What to work on. Copy exactly the lines that run from the top of the listing to the line containing "var capW = boxW / 2;", both ends included, and omit the pictures.

Data section.
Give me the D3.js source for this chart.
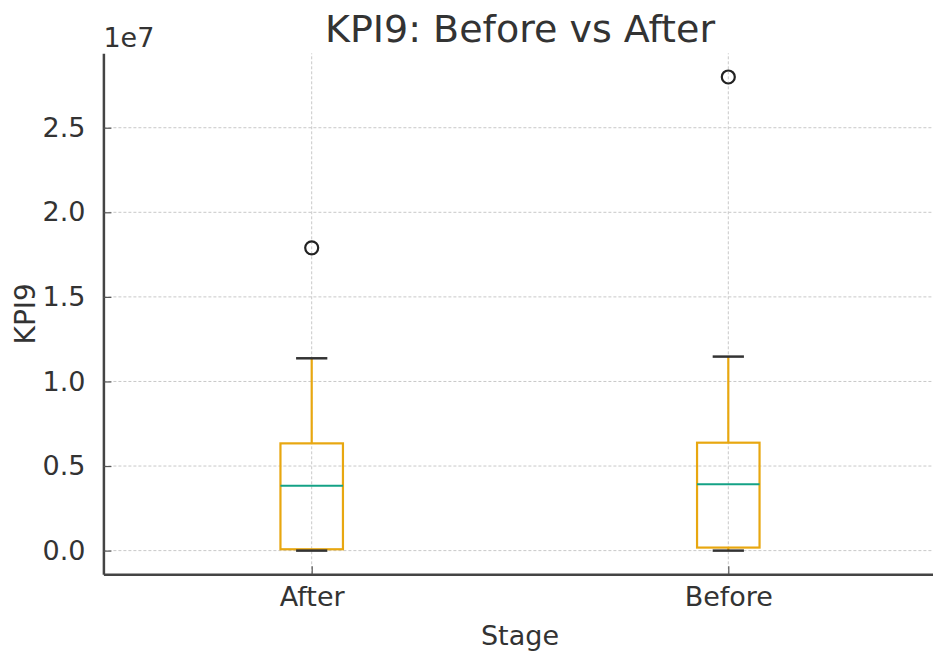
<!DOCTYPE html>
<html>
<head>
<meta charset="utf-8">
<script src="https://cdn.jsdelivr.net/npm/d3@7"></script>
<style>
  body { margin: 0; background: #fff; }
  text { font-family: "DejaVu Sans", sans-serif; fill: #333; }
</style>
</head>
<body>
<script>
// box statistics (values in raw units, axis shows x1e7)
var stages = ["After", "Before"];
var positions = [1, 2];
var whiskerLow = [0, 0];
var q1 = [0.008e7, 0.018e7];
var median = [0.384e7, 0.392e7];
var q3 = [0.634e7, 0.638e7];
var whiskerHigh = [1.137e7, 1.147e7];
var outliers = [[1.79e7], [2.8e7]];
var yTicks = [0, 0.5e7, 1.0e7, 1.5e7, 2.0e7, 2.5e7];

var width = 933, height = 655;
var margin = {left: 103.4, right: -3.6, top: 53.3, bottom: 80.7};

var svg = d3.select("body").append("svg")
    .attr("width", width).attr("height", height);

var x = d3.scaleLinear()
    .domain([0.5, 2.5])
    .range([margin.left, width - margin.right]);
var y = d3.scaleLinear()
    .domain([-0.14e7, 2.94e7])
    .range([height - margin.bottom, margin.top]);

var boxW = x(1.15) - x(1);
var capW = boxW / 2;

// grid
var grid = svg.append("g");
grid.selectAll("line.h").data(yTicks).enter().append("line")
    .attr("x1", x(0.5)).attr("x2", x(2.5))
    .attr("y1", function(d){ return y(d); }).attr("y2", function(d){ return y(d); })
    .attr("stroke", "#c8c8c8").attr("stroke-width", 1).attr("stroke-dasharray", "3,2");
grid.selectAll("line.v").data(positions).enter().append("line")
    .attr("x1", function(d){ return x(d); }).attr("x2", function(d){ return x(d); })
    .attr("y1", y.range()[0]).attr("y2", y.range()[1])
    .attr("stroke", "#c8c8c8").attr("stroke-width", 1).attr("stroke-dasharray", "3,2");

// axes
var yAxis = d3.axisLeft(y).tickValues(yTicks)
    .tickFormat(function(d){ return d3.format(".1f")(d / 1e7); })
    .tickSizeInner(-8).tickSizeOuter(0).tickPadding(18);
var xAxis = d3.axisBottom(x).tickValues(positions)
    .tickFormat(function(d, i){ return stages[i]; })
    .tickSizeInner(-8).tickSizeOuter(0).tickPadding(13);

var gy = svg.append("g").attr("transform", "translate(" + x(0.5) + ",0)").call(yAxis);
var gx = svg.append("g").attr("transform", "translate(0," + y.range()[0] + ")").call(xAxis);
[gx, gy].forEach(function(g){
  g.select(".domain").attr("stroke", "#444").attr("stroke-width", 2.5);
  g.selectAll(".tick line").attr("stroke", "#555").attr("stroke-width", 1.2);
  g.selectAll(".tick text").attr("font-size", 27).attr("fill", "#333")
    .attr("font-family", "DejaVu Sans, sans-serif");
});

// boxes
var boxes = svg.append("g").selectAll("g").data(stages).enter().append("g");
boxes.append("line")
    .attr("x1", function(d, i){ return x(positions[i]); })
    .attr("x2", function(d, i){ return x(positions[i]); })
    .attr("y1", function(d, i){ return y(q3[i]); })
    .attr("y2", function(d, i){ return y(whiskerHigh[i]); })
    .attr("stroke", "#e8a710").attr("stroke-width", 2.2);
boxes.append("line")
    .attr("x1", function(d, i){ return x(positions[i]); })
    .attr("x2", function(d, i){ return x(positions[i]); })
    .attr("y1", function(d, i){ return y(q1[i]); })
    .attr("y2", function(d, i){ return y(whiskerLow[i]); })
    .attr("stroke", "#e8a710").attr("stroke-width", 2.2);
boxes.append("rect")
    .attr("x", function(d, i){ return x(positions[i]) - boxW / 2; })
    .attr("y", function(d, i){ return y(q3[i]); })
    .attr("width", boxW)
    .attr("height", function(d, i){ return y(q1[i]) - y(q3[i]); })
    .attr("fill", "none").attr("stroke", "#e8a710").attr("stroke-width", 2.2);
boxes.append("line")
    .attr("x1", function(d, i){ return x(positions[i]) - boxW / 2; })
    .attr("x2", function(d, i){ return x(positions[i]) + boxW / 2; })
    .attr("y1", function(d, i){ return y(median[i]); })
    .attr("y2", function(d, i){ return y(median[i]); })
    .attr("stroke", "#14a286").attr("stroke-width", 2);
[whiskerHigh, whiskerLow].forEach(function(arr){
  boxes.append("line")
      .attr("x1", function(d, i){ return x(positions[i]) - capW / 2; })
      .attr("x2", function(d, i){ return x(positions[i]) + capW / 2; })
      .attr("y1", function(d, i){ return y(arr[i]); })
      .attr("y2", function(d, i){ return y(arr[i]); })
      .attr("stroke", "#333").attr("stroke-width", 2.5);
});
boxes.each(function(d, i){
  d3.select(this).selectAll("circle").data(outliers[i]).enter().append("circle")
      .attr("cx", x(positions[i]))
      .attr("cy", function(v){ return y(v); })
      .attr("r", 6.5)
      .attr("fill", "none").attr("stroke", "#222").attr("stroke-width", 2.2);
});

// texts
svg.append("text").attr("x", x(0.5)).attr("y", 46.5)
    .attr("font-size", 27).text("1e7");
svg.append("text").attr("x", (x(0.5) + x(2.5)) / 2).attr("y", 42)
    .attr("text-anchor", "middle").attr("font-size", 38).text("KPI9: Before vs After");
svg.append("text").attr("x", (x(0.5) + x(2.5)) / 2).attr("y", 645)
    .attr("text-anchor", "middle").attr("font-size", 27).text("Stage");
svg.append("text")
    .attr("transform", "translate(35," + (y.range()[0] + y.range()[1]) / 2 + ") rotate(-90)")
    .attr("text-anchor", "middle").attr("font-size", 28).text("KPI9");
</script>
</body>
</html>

Expected answer.
Give me the D3.js source for this chart.
<!DOCTYPE html>
<html>
<head>
<meta charset="utf-8">
<script src="https://cdn.jsdelivr.net/npm/d3@7"></script>
<style>
  body { margin: 0; background: #fff; }
  text { font-family: "DejaVu Sans", sans-serif; fill: #333; }
</style>
</head>
<body>
<script>
// box statistics (values in raw units, axis shows x1e7)
var stages = ["After", "Before"];
var positions = [1, 2];
var whiskerLow = [0, 0];
var q1 = [0.008e7, 0.018e7];
var median = [0.384e7, 0.392e7];
var q3 = [0.634e7, 0.638e7];
var whiskerHigh = [1.137e7, 1.147e7];
var outliers = [[1.79e7], [2.8e7]];
var yTicks = [0, 0.5e7, 1.0e7, 1.5e7, 2.0e7, 2.5e7];

var width = 933, height = 655;
var margin = {left: 103.4, right: -3.6, top: 53.3, bottom: 80.7};

var svg = d3.select("body").append("svg")
    .attr("width", width).attr("height", height);

var x = d3.scaleLinear()
    .domain([0.5, 2.5])
    .range([margin.left, width - margin.right]);
var y = d3.scaleLinear()
    .domain([-0.14e7, 2.94e7])
    .range([height - margin.bottom, margin.top]);

var boxW = x(1.15) - x(1);
var capW = boxW / 2;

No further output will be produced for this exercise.